Famed US mountaineer Hilaree Nelson is missing on the world’s eighth tallest peak after reportedly falling into a deep crevasse during a ski descent.
The North Face-sponsored athlete and mother of two earlier on Monday reached the summit of Mount Manaslu in Nepal with her partner Jim Morrison.
On the same day one person was killed and more than a dozen injured lower down on the same peak in an avalanche.
Officials have been unable to conduct search operations due to foul weather.
Ms Nelson, 49, slipped and appeared to fall into a 2,000ft (600m) gap in the ice, known as a crevasse, only 15 minutes after reaching the summit of the 26,781ft peak, according to witness accounts.
A local guide that had been working with the couple told Outside magazine that other climbers who were with them reported that “her ski blade skidded off and [she] fell off the other side of the peak”.
According to reports, Mr Morrison was able to safely return to camp after the incident.
Ms Nelson and Mr Morrison are among the most accomplished alpinists and backcountry skiers in the world.
Based out of the US state of Colorado in the Rocky Mountains, they have skied off some of the world’s tallest and most forbidding peaks.
In 2018, they became the first to ever ski down Mount Lhotse in Nepal, the world’s fourth-highest peak.
She is also the first woman to ever climb both Mount Everest and Mount Lhotse in a single 24-hour period.
“With a career spanning two decades that includes dozens of first descents through more than 40 expeditions to 16 different countries, Hilaree Nelson is the most prolific ski mountaineer of her generation,” North Face says about her on their website.
In an email, a spokeswoman for the outdoor apparel company said they were “in touch with Hilaree’s family and are supporting global search and rescue efforts any way we can”.

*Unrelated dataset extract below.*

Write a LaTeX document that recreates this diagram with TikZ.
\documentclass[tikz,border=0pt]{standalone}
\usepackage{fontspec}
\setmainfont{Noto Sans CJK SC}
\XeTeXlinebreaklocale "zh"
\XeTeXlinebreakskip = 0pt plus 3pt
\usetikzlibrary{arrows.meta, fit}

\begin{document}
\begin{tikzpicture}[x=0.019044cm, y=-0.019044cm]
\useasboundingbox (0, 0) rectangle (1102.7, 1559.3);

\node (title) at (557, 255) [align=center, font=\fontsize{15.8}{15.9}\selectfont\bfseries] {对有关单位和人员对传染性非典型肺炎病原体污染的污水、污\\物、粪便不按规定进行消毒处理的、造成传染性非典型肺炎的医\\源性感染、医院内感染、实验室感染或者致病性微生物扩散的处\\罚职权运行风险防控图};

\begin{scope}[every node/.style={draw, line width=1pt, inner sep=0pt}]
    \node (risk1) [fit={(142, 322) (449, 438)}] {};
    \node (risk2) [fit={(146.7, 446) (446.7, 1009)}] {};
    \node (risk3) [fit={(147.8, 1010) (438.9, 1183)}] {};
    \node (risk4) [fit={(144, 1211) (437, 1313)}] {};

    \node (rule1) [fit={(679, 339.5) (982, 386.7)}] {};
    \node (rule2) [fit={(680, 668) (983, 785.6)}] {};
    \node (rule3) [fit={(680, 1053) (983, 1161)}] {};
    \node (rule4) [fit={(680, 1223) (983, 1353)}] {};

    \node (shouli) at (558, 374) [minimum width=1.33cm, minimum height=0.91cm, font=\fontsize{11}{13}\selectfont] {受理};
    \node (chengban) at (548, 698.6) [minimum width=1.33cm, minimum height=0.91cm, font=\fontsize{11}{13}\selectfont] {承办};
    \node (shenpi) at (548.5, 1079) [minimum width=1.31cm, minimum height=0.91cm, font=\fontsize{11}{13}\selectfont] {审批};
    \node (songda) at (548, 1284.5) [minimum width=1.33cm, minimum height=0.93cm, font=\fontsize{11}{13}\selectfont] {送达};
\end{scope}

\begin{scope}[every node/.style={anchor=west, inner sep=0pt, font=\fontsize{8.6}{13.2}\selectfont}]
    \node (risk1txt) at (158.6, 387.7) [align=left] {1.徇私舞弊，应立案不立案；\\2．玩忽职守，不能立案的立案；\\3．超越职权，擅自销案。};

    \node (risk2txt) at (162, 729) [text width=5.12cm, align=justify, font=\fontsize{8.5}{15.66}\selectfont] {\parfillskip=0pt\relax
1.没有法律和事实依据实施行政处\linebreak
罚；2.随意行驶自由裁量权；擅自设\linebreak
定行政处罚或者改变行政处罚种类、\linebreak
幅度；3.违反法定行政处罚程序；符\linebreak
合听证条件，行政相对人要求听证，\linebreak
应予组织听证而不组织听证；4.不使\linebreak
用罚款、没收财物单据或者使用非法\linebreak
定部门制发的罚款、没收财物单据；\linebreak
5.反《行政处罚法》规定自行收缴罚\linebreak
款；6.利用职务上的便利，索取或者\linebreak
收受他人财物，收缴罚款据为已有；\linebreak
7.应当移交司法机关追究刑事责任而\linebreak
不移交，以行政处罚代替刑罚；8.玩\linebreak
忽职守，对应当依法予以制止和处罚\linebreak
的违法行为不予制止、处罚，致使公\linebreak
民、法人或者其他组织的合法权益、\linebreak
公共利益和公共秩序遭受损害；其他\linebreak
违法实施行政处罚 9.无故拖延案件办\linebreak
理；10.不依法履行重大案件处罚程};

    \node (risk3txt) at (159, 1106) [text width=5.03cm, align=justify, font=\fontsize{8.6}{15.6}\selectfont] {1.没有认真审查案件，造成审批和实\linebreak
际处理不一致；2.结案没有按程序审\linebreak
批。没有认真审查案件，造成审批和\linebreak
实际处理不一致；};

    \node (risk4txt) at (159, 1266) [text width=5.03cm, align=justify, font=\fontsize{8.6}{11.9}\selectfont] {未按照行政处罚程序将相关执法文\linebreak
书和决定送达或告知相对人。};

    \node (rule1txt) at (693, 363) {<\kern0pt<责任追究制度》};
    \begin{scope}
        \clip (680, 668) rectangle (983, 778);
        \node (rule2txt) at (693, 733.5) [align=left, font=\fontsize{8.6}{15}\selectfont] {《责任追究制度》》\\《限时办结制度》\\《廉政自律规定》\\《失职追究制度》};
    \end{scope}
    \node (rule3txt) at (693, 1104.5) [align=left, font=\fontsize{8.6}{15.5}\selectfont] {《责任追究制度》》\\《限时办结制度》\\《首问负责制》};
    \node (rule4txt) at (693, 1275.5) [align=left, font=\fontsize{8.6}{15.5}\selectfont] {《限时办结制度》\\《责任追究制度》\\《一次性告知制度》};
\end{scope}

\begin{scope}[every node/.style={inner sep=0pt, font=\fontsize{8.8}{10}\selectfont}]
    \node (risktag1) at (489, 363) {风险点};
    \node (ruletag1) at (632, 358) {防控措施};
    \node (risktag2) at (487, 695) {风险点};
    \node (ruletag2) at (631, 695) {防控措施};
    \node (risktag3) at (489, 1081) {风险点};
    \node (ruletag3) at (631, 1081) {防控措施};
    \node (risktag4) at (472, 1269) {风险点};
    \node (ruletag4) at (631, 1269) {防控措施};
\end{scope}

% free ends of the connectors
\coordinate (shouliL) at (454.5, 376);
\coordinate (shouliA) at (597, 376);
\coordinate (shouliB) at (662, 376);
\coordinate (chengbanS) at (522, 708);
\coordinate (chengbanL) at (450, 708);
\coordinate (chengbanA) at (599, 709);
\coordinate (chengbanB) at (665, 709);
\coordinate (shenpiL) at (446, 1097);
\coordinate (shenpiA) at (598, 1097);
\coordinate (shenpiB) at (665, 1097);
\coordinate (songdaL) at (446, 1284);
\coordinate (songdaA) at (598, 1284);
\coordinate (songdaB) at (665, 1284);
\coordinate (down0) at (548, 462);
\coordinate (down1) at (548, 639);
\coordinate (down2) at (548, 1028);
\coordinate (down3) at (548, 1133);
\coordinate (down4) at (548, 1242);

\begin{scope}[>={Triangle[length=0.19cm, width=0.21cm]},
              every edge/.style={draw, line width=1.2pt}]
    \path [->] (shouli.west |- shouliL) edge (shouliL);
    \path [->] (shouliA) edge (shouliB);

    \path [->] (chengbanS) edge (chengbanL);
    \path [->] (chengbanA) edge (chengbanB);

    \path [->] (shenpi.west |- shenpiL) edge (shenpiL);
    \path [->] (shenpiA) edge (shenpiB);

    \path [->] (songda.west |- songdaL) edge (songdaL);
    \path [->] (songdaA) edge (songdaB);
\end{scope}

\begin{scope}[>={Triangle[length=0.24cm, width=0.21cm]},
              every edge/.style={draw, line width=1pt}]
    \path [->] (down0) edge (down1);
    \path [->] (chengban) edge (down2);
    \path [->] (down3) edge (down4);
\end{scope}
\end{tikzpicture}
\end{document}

Separately on Monday, an avalanche on Mount Manaslu swept away climbers, porters and Sherpas, killing one and reportedly injuring 14 others.
Authorities have not yet been able to launch helicopters to reach the stranded group.
“It had snowed unceasingly for 15 days,” Yukta Gurung, who helps maintain the ropes to the summit, told the Kathmandu Post from the mountain’s base camp.
“The area was covered in at least five to six feet of snow – the piled-up snow ultimately gave way triggering the avalanche,” he said.
Avalanches on Manaslu, sometimes fatal, occur frequently. In 2019, an avalanche on the mountain killed nine climbers. In 1972, 16 climbers were killed there in an avalanche.